• _INSTRUCTIONS FOR THE TASK_
Exactly retype the lines from the one containing "Clone this chart in matplotlib." through the one containing "linestyles=(0, (1.6, 1.4)), zorder=1)"; both ends count, pictures do not.

• _MATERIAL FOR THIS EXERCISE_
########

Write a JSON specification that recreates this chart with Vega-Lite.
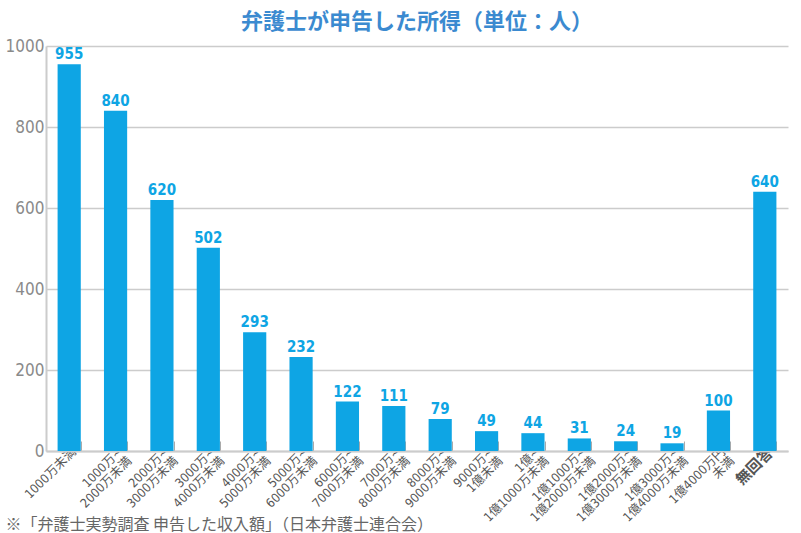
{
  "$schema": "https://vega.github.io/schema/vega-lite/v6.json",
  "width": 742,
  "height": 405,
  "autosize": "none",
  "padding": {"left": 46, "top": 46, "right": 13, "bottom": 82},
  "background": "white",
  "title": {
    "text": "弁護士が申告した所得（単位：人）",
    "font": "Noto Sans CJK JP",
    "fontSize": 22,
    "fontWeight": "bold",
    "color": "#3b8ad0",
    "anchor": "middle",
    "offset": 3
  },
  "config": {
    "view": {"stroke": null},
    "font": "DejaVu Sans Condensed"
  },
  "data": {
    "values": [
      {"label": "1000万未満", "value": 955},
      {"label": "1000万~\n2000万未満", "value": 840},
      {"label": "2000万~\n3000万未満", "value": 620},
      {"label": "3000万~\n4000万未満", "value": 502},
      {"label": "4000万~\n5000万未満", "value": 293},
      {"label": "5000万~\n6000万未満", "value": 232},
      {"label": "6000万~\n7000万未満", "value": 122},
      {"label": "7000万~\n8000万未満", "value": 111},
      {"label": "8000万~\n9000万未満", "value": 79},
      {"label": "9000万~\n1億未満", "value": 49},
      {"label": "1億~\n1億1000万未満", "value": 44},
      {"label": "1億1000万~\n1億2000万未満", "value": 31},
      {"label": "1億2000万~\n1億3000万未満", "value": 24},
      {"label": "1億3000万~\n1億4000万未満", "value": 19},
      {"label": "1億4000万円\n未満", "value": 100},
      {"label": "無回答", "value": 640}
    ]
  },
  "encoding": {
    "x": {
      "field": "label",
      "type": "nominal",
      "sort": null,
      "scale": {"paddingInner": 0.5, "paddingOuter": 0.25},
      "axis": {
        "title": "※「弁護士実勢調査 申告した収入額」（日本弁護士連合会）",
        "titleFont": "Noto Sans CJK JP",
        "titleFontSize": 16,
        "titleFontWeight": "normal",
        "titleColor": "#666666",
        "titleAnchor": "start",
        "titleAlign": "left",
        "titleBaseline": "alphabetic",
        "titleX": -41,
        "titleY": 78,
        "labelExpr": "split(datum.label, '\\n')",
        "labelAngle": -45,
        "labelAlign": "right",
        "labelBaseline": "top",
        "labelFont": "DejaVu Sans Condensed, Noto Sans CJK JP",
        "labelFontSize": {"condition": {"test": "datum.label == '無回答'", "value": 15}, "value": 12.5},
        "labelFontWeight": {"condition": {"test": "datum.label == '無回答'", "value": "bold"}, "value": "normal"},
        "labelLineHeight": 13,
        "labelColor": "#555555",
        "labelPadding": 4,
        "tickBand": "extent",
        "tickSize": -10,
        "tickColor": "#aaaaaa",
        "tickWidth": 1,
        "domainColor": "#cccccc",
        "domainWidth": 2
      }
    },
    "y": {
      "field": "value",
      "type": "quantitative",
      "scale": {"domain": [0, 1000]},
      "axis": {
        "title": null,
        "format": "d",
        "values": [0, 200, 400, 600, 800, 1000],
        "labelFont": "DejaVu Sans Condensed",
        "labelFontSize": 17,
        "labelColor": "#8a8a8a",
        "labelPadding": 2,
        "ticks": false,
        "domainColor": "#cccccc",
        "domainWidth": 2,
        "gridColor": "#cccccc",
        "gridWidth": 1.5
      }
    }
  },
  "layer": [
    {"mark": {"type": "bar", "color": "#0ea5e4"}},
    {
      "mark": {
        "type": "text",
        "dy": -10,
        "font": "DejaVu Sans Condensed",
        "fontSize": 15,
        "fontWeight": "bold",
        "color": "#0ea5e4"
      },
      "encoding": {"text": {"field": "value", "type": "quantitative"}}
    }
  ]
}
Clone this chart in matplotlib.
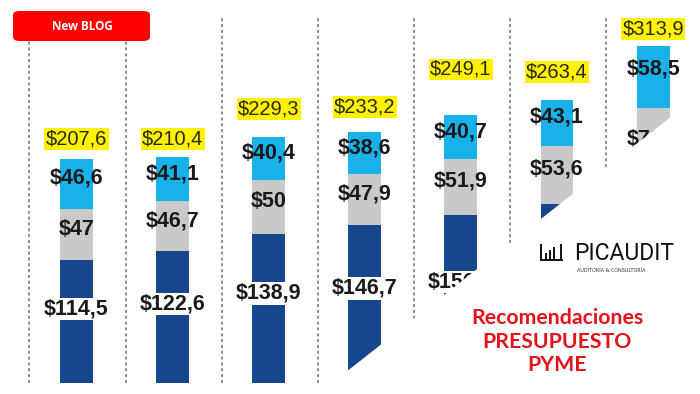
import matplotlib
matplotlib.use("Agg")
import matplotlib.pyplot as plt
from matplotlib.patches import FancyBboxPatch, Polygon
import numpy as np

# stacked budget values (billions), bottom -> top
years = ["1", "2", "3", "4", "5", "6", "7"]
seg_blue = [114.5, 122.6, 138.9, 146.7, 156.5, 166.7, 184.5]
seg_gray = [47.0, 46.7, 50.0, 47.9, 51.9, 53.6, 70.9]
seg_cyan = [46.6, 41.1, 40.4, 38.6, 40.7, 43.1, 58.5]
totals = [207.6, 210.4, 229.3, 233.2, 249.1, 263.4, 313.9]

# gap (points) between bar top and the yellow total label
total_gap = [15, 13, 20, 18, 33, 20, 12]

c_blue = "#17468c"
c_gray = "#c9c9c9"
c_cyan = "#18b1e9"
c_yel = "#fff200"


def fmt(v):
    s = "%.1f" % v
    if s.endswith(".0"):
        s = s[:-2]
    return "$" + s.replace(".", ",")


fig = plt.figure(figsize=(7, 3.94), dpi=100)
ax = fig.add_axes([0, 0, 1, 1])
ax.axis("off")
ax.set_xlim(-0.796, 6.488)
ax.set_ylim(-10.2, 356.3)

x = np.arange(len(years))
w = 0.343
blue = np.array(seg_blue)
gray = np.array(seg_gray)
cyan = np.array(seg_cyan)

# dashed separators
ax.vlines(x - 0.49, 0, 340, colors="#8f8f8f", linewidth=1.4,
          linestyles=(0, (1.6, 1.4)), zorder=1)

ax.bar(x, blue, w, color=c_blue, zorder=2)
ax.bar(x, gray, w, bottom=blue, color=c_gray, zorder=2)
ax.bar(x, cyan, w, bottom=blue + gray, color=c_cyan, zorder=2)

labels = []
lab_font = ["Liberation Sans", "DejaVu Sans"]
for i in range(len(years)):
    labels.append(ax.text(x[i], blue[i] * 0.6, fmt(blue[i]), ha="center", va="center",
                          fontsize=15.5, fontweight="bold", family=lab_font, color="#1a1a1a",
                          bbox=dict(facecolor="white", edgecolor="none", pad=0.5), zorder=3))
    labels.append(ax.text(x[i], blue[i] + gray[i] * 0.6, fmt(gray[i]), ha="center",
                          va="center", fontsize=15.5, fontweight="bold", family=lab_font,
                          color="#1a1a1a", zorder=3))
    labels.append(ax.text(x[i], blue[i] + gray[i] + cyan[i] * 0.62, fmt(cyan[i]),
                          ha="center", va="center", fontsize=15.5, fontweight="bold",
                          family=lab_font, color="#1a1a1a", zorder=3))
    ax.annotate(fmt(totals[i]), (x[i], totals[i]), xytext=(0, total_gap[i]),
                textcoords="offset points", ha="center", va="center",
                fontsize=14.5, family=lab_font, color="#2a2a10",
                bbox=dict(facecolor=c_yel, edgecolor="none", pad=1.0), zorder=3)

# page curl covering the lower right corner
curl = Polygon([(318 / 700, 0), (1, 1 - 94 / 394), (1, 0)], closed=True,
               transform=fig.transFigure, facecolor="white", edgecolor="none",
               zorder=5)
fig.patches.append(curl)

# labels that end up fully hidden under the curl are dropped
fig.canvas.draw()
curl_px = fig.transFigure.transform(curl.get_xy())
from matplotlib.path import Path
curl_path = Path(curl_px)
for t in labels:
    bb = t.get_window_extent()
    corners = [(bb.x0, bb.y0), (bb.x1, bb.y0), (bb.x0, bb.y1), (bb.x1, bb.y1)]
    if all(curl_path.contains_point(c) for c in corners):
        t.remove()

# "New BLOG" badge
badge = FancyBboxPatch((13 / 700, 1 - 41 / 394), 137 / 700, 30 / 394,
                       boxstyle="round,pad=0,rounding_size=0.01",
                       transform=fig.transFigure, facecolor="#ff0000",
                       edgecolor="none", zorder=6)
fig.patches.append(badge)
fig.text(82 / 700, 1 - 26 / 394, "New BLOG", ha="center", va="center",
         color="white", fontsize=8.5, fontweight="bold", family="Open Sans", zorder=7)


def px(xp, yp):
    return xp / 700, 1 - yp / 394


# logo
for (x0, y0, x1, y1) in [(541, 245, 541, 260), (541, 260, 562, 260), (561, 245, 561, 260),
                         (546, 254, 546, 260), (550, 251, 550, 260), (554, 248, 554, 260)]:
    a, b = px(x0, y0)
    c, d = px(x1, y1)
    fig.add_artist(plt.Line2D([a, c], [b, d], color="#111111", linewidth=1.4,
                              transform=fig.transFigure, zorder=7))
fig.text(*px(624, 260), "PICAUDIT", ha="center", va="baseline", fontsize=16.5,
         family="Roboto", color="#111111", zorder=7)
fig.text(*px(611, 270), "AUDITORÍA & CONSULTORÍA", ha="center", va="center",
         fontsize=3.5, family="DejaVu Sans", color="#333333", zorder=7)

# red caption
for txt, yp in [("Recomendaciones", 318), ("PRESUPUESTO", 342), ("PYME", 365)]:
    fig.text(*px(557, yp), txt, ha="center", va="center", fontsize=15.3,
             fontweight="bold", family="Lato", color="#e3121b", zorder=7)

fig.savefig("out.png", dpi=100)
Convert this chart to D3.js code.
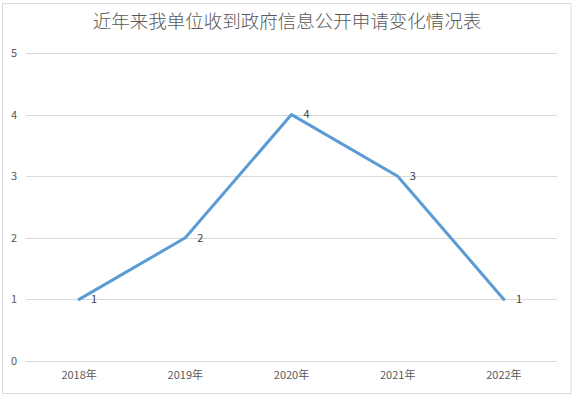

########

• _OUTPUT_
Clone this chart in matplotlib.
import matplotlib
matplotlib.use("Agg")
import matplotlib.pyplot as plt
from matplotlib.patches import FancyBboxPatch, Polygon
import numpy as np

# stacked budget values (billions), bottom -> top
years = ["1", "2", "3", "4", "5", "6", "7"]
seg_blue = [114.5, 122.6, 138.9, 146.7, 156.5, 166.7, 184.5]
seg_gray = [47.0, 46.7, 50.0, 47.9, 51.9, 53.6, 70.9]
seg_cyan = [46.6, 41.1, 40.4, 38.6, 40.7, 43.1, 58.5]
totals = [207.6, 210.4, 229.3, 233.2, 249.1, 263.4, 313.9]

# gap (points) between bar top and the yellow total label
total_gap = [15, 13, 20, 18, 33, 20, 12]

c_blue = "#17468c"
c_gray = "#c9c9c9"
c_cyan = "#18b1e9"
c_yel = "#fff200"


def fmt(v):
    s = "%.1f" % v
    if s.endswith(".0"):
        s = s[:-2]
    return "$" + s.replace(".", ",")


fig = plt.figure(figsize=(7, 3.94), dpi=100)
ax = fig.add_axes([0, 0, 1, 1])
ax.axis("off")
ax.set_xlim(-0.796, 6.488)
ax.set_ylim(-10.2, 356.3)

x = np.arange(len(years))
w = 0.343
blue = np.array(seg_blue)
gray = np.array(seg_gray)
cyan = np.array(seg_cyan)

# dashed separators
ax.vlines(x - 0.49, 0, 340, colors="#8f8f8f", linewidth=1.4,
          linestyles=(0, (1.6, 1.4)), zorder=1)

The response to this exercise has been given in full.